AIM OF THE EXERCISE
Repeat what the lines below say, word for word, and skip every image.

------------------------

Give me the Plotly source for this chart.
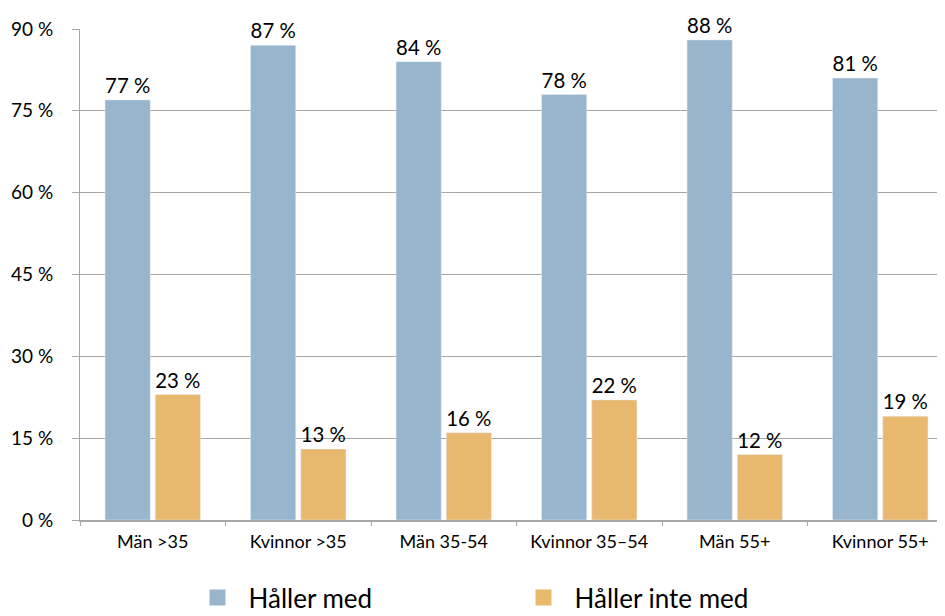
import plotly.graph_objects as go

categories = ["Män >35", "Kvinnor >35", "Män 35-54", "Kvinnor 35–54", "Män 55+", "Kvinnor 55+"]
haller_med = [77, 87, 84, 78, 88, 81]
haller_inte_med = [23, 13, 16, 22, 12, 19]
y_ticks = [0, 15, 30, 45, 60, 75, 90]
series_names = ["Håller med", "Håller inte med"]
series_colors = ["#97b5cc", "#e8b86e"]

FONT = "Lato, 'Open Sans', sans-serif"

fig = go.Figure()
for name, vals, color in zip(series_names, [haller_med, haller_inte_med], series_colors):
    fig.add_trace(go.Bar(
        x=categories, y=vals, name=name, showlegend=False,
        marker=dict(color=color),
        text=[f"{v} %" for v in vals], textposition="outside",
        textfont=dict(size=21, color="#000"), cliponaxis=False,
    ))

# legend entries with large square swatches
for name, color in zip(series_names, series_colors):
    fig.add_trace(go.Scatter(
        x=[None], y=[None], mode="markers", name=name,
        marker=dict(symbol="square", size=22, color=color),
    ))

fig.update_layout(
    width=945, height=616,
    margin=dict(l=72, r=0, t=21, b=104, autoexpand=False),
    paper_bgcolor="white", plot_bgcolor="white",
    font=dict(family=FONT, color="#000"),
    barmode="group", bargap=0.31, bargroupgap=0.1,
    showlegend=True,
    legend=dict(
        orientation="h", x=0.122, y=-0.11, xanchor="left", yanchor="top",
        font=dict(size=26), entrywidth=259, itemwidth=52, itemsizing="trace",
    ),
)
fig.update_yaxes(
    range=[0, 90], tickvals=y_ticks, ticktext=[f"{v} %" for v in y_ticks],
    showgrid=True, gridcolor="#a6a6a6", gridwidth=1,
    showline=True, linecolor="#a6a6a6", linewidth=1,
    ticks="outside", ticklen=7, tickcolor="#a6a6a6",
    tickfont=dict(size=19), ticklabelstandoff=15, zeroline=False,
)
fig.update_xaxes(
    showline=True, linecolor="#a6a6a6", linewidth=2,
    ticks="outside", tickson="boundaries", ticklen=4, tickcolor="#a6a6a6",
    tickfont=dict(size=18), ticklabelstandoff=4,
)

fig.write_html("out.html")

------------------------

REPLY TO THE TASK
Give me the Plotly source for this chart.
import plotly.graph_objects as go

categories = ["Män >35", "Kvinnor >35", "Män 35-54", "Kvinnor 35–54", "Män 55+", "Kvinnor 55+"]
haller_med = [77, 87, 84, 78, 88, 81]
haller_inte_med = [23, 13, 16, 22, 12, 19]
y_ticks = [0, 15, 30, 45, 60, 75, 90]
series_names = ["Håller med", "Håller inte med"]
series_colors = ["#97b5cc", "#e8b86e"]

FONT = "Lato, 'Open Sans', sans-serif"

fig = go.Figure()
for name, vals, color in zip(series_names, [haller_med, haller_inte_med], series_colors):
    fig.add_trace(go.Bar(
        x=categories, y=vals, name=name, showlegend=False,
        marker=dict(color=color),
        text=[f"{v} %" for v in vals], textposition="outside",
        textfont=dict(size=21, color="#000"), cliponaxis=False,
    ))

# legend entries with large square swatches
for name, color in zip(series_names, series_colors):
    fig.add_trace(go.Scatter(
        x=[None], y=[None], mode="markers", name=name,
        marker=dict(symbol="square", size=22, color=color),
    ))

fig.update_layout(
    width=945, height=616,
    margin=dict(l=72, r=0, t=21, b=104, autoexpand=False),
    paper_bgcolor="white", plot_bgcolor="white",
    font=dict(family=FONT, color="#000"),
    barmode="group", bargap=0.31, bargroupgap=0.1,
    showlegend=True,
    legend=dict(
        orientation="h", x=0.122, y=-0.11, xanchor="left", yanchor="top",
        font=dict(size=26), entrywidth=259, itemwidth=52, itemsizing="trace",
    ),
)
fig.update_yaxes(
    range=[0, 90], tickvals=y_ticks, ticktext=[f"{v} %" for v in y_ticks],
    showgrid=True, gridcolor="#a6a6a6", gridwidth=1,
    showline=True, linecolor="#a6a6a6", linewidth=1,
    ticks="outside", ticklen=7, tickcolor="#a6a6a6",
    tickfont=dict(size=19), ticklabelstandoff=15, zeroline=False,
)
fig.update_xaxes(
    showline=True, linecolor="#a6a6a6", linewidth=2,
    ticks="outside", tickson="boundaries", ticklen=4, tickcolor="#a6a6a6",
    tickfont=dict(size=18), ticklabelstandoff=4,
)

fig.write_html("out.html")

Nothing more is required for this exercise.